Personal information
- Full name: Eloy Enrique Vidal Coloma
- Date of birth: 26 September 1951
- Place of birth: Valparaíso, Chile
- Date of death: 6 April 2004 (aged 52)
- Place of death: Arica, Chile
- Position(s): Defensive midfielder

Youth career
- Carlos Vial

Senior career*
- Years: Team / Apps / (Gls)
- Rangers
- 1974–1975: Aviación / 33 / (5)
- 1976: Naval / 17 / (0)
- 1977: Rangers
- 1978–1981: Royale Union
- Orange FC
- RRC Etterbeck
- VEM Tombeek

Managerial career
- 2000: Quintero Unido

= Eloy Vidal =

Chilean footballer (1951–2004)

Eloy Enrique Vidal Coloma (26 September 1951 – 6 April 2004), known as Paco Vidal in Belgium, was a Chilean professional footballer. He played as a defensive midfielder for clubs in Chile, Belgium and France.

==Career==
A defensive midfielder, as a youth player, Vidal was with club Carlos Vial of the Asociación Osmán Pérez Freire from his city of birth, Valparaíso, moving after to Rangers de Talca.

In his homeland, he also played for Aviación (1974–75), and Naval (1976) in the top division.

With Rangers in the second division, they got promotion to the 1978 Primera División de Chile, after being the runner-up in the 1977 Segunda División de Chile.

In 1978 he emigrated to Europe and joined Royale Union in the Belgian second level for fourteen thousand dollars.
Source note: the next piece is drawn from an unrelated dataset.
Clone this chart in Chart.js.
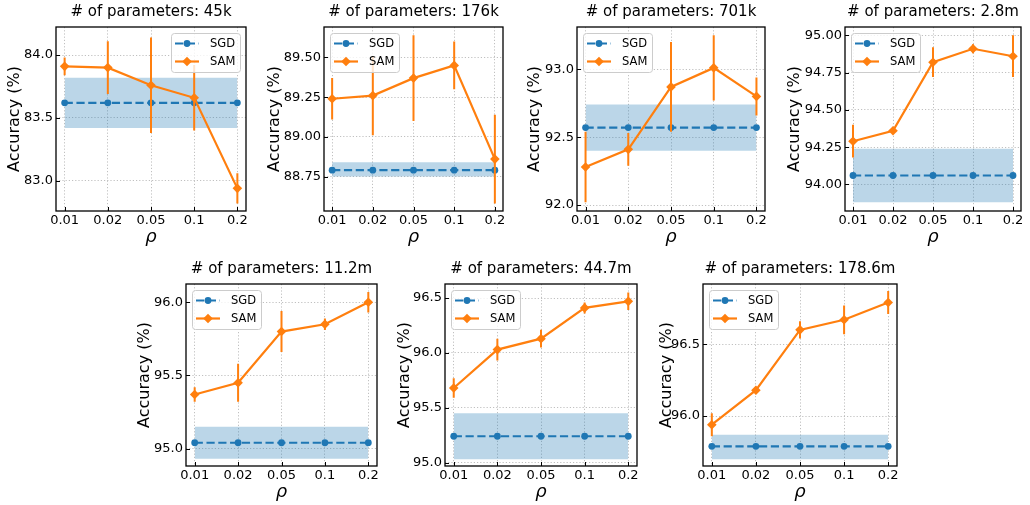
<!DOCTYPE html>
<html><head><meta charset="utf-8">
<script src="https://cdn.jsdelivr.net/npm/chart.js@4.4.1/dist/chart.umd.min.js"></script>
<style>
html,body{margin:0;padding:0;background:#fff;overflow:hidden;width:1030px;height:505px;}
#wrap{position:relative;width:1030px;height:505px;overflow:hidden;background:#fff;}
canvas{position:absolute;}
</style></head><body><div id="wrap"></div>
<script>
// ---------------- data ----------------
const rhoLabels = ['0.01', '0.02', '0.05', '0.1', '0.2'];
const paramCounts = ['45k', '176k', '701k', '2.8m', '11.2m', '44.7m', '178.6m'];

// SGD baseline (independent of rho): mean and shaded band
const sgdMean = [83.62, 88.79, 92.57, 94.06, 95.04, 95.24, 95.79];
const sgdLow  = [83.42, 88.75, 92.40, 93.88, 94.93, 95.03, 95.70];
const sgdHigh = [83.82, 88.84, 92.74, 94.24, 95.15, 95.45, 95.87];

// SAM mean accuracy per rho
const samMean45k   = [83.91, 83.90, 83.76, 83.66, 82.94];
const samMean176k  = [89.24, 89.26, 89.37, 89.45, 88.86];
const samMean701k  = [92.28, 92.41, 92.87, 93.01, 92.80];
const samMean2_8m  = [94.29, 94.36, 94.82, 94.91, 94.86];
const samMean11_2m = [95.37, 95.45, 95.80, 95.85, 96.00];
const samMean44_7m = [95.68, 96.03, 96.13, 96.41, 96.47];
const samMean178_6m= [95.94, 96.18, 96.60, 96.67, 96.79];

// SAM error-bar half widths per rho
const samErr45k   = [0.07, 0.21, 0.38, 0.26, 0.12];
const samErr176k  = [0.13, 0.25, 0.27, 0.15, 0.28];
const samErr701k  = [0.26, 0.12, 0.33, 0.24, 0.14];
const samErr2_8m  = [0.11, 0.02, 0.10, 0.03, 0.14];
const samErr11_2m = [0.05, 0.13, 0.14, 0.04, 0.07];
const samErr44_7m = [0.09, 0.10, 0.08, 0.05, 0.08];
const samErr178_6m= [0.08, 0.015, 0.06, 0.10, 0.08];

// y-axis tick labels per panel
const yTicks45k   = [83.0, 83.5, 84.0];
const yTicks176k  = [88.75, 89.00, 89.25, 89.50];
const yTicks701k  = [92.0, 92.5, 93.0];
const yTicks2_8m  = [94.00, 94.25, 94.50, 94.75, 95.00];
const yTicks11_2m = [95.0, 95.5, 96.0];
const yTicks44_7m = [95.0, 95.5, 96.0, 96.5];
const yTicks178_6m= [96.0, 96.5];

const samMeans = [samMean45k, samMean176k, samMean701k, samMean2_8m, samMean11_2m, samMean44_7m, samMean178_6m];
const samErrs  = [samErr45k, samErr176k, samErr701k, samErr2_8m, samErr11_2m, samErr44_7m, samErr178_6m];
const yTickSets = [yTicks45k, yTicks176k, yTicks701k, yTicks2_8m, yTicks11_2m, yTicks44_7m, yTicks178_6m];

// ---------------- layout (pixels / axis ranges) ----------------
const panels = [
  {l:56,  t:27,  r:246, b:211, cx:15,  ymin:82.76, ymax:84.223, dec:1, leg:'right'},
  {l:324, t:27,  r:503, b:211, cx:275, ymin:88.533,ymax:89.692, dec:2, leg:'left'},
  {l:577, t:27,  r:765, b:211, cx:535, ymin:91.956,ymax:93.311, dec:1, leg:'left'},
  {l:845, t:27,  r:1021,b:211, cx:795, ymin:93.822,ymax:95.056, dec:2, leg:'left'},
  {l:186, t:284, r:377, b:466, cx:145, ymin:94.881,ymax:96.125, dec:1, leg:'left'},
  {l:445, t:284, r:637, b:466, cx:405, ymin:94.969,ymax:96.628, dec:1, leg:'left'},
  {l:703, t:284, r:897, b:466, cx:667, ymin:95.653,ymax:96.919, dec:1, leg:'left'}
];

const F = '"DejaVu Sans", "Liberation Sans", sans-serif';
const BLUE = '#1f77b4', ORANGE = '#ff7f0e';
const SGD_DASH = [8.2, 3.6];
Chart.defaults.color = '#000';

const decor = {
  id: 'decor',
  afterDraw(chart, args, opts) {
    const ctx = chart.ctx, ca = chart.chartArea;
    ctx.save();
    ctx.strokeStyle = '#000'; ctx.lineWidth = 1; ctx.setLineDash([]);
    const ys = chart.scales.y, xsScale = chart.scales.x;
    ctx.beginPath();
    ys.ticks.forEach(t => { const p = Math.round(ys.getPixelForValue(t.value)) + 0.5; ctx.moveTo(ca.left, p); ctx.lineTo(ca.left + 4, p); });
    xsScale.ticks.forEach(t => { const p = Math.round(xsScale.getPixelForValue(t.value)) + 0.5; ctx.moveTo(p, ca.bottom); ctx.lineTo(p, ca.bottom - 4); });
    ctx.stroke();
    ctx.lineWidth = 1.3;
    ctx.strokeRect(ca.left, ca.top, ca.right - ca.left, ca.bottom - ca.top);
    // legend inside axes
    const fs = 11.5, lw = 69, lh = 39;
    const lx = opts.pos === 'right' ? ca.right - 6 - lw : ca.left + 6;
    const ly = ca.top + 6;
    ctx.beginPath();
    if (ctx.roundRect) ctx.roundRect(lx + 0.5, ly + 0.5, lw, lh, 3); else ctx.rect(lx + 0.5, ly + 0.5, lw, lh);
    ctx.fillStyle = 'rgba(255,255,255,0.8)'; ctx.fill();
    ctx.strokeStyle = '#cccccc'; ctx.lineWidth = 1; ctx.stroke();
    const rows = [
      {label: 'SGD', color: BLUE, dash: SGD_DASH, marker: 'circle'},
      {label: 'SAM', color: ORANGE, dash: [], marker: 'diamond'}
    ];
    rows.forEach((row, k) => {
      const yc = ly + 10.5 + k * 18;
      const x0 = lx + 4, x1 = lx + 28, xm = (x0 + x1) / 2;
      ctx.strokeStyle = row.color; ctx.lineWidth = 2.2; ctx.setLineDash(row.dash);
      ctx.beginPath(); ctx.moveTo(x0, yc); ctx.lineTo(x1, yc); ctx.stroke();
      ctx.setLineDash([]);
      ctx.fillStyle = row.color;
      ctx.beginPath();
      if (row.marker === 'circle') ctx.arc(xm, yc, 3.4, 0, Math.PI * 2);
      else { const r = 4.8; ctx.moveTo(xm, yc - r); ctx.lineTo(xm + r, yc); ctx.lineTo(xm, yc + r); ctx.lineTo(xm - r, yc); ctx.closePath(); }
      ctx.fill();
      ctx.fillStyle = '#000'; ctx.font = fs + 'px ' + F; ctx.textBaseline = 'middle'; ctx.textAlign = 'left';
      ctx.fillText(row.label, lx + 39, yc + 0.5);
    });
    ctx.restore();
  }
};

const wrap = document.getElementById('wrap');
const xsIdx = [0, 1, 2, 3, 4];

panels.forEach((P, i) => {
  const YW = P.l - (P.cx - 12);
  const XH = 37, TH = 27;
  const cl = P.l - YW, ct = P.t - TH;
  const w = YW + (P.r - P.l) + YW;
  const h = TH + (P.b - P.t) + XH;
  const cv = document.createElement('canvas');
  cv.width = w; cv.height = h;
  cv.style.left = cl + 'px'; cv.style.top = ct + 'px';
  cv.style.width = w + 'px'; cv.style.height = h + 'px';
  wrap.appendChild(cv);

  const sam = samMeans[i], err = samErrs[i];
  const samLine = xsIdx.map(k => ({x: k, y: sam[k]}));
  const errLine = [];
  xsIdx.forEach(k => { errLine.push({x: k, y: sam[k] - err[k]}, {x: k, y: sam[k] + err[k]}, {x: k, y: null}); });
  const sgdLine = xsIdx.map(k => ({x: k, y: sgdMean[i]}));
  const hiLine = xsIdx.map(k => ({x: k, y: sgdHigh[i]}));
  const loLine = xsIdx.map(k => ({x: k, y: sgdLow[i]}));
  const yT = yTickSets[i];

  new Chart(cv, {
    type: 'line',
    data: {datasets: [
      {label: 'SAM', data: samLine, borderColor: ORANGE, backgroundColor: ORANGE, borderWidth: 2.2,
       pointStyle: 'rectRot', pointRadius: 4.8, pointBorderWidth: 0, fill: false, order: 1},
      {label: 'SAM err', data: errLine, borderColor: ORANGE, borderWidth: 2, pointRadius: 0, spanGaps: false, fill: false, order: 2},
      {label: 'SGD', data: sgdLine, borderColor: BLUE, backgroundColor: BLUE, borderWidth: 2.2, borderDash: SGD_DASH,
       pointStyle: 'circle', pointRadius: 3.4, pointBorderWidth: 0, fill: false, order: 3},
      {label: 'band hi', data: hiLine, borderColor: 'rgba(0,0,0,0)', borderWidth: 0.01, pointRadius: 0,
       fill: '+1', backgroundColor: 'rgba(31,119,180,0.3)', order: 4},
      {label: 'band lo', data: loLine, borderColor: 'rgba(0,0,0,0)', borderWidth: 0.01, pointRadius: 0, fill: false, order: 5}
    ]},
    options: {
      responsive: false, animation: false, events: [],
      layout: {padding: 0},
      plugins: {
        legend: {display: false}, tooltip: {enabled: false},
        title: {display: true, text: '# of parameters: ' + paramCounts[i], color: '#000',
                font: {family: F, size: 15, weight: 'normal'}, padding: {top: 3.5, bottom: 5.5}},
        decor: {pos: P.leg}
      },
      scales: {
        x: {
          type: 'linear', min: -0.2, max: 4.2,
          afterBuildTicks: a => { a.ticks = xsIdx.map(v => ({value: v})); },
          afterFit: s => { s.height = XH; },
          ticks: {callback: v => rhoLabels[Math.round(v)], font: {family: F, size: 13}, color: '#000', padding: 2, maxRotation: 0, autoSkip: false},
          grid: {color: '#b0b0b0', lineWidth: 0.8, drawTicks: false},
          border: {display: false, dash: [1.2, 2]},
          title: {display: true, text: 'ρ', color: '#000', font: {family: F, size: 18, style: 'italic'}, padding: {top: 0, bottom: 0}}
        },
        y: {
          type: 'linear', position: 'left', min: P.ymin, max: P.ymax,
          afterBuildTicks: a => { a.ticks = yT.map(v => ({value: v})); },
          afterFit: s => { s.width = YW; },
          ticks: {callback: v => Number(v).toFixed(P.dec), font: {family: F, size: 13}, color: '#000', padding: 3, autoSkip: false},
          grid: {color: '#b0b0b0', lineWidth: 0.8, drawTicks: false},
          border: {display: false, dash: [1.2, 2]},
          title: {display: true, text: 'Accuracy (%)', color: '#000', font: {family: F, size: 16}, padding: {top: 2.4, bottom: 0}}
        },
        yr: {
          type: 'linear', position: 'right', min: 0, max: 1,
          afterBuildTicks: a => { a.ticks = []; },
          afterFit: s => { s.width = YW; },
          ticks: {display: false},
          grid: {display: false, drawTicks: false},
          border: {display: false}
        }
      }
    },
    plugins: [decor]
  });
});
</script>
</body></html>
In that club, he stood out playing alongside the Luxembourgian Paul Philipp.

His last clubs were Orange FC in France and both RRC Etterbeck and VEM Tombeek in Belgium.

==Post-retirement==
He graduated as a football manager in Belgium, returned to Chile at the end of the 1990s and had a stint as coach of Quintero Unido in the Chilean fourth level in the 2000 season.

In his last years, he coached amateur teams in Arica such as Esmeralda, Emelnor and the team of former footballers of Santiago Wanderers who lived in that city. At the same time, he performed as player for clubs such as Adsubliata and Asoagro.

==Personal life==
In Belgium, he was known as Paco Vidal.

In Valparaíso, before emigrating to Belgium, he was in a love relationship with Patricia Lazo Pinochet, with whom he had two children, Carolina and Christopher.

In Belgium, he married a Belgian citizen. After separating from her, he fell into a depression and alcoholism, became a homeless person in Arica, having previously lived along with his aunt Egea Vidal, and suffered cirrhosis.

He died in Arica due to a bronchopneumonia. His body was found inside a car where he used to stay overnight and preserved photos of his Belgian wife and letters for her.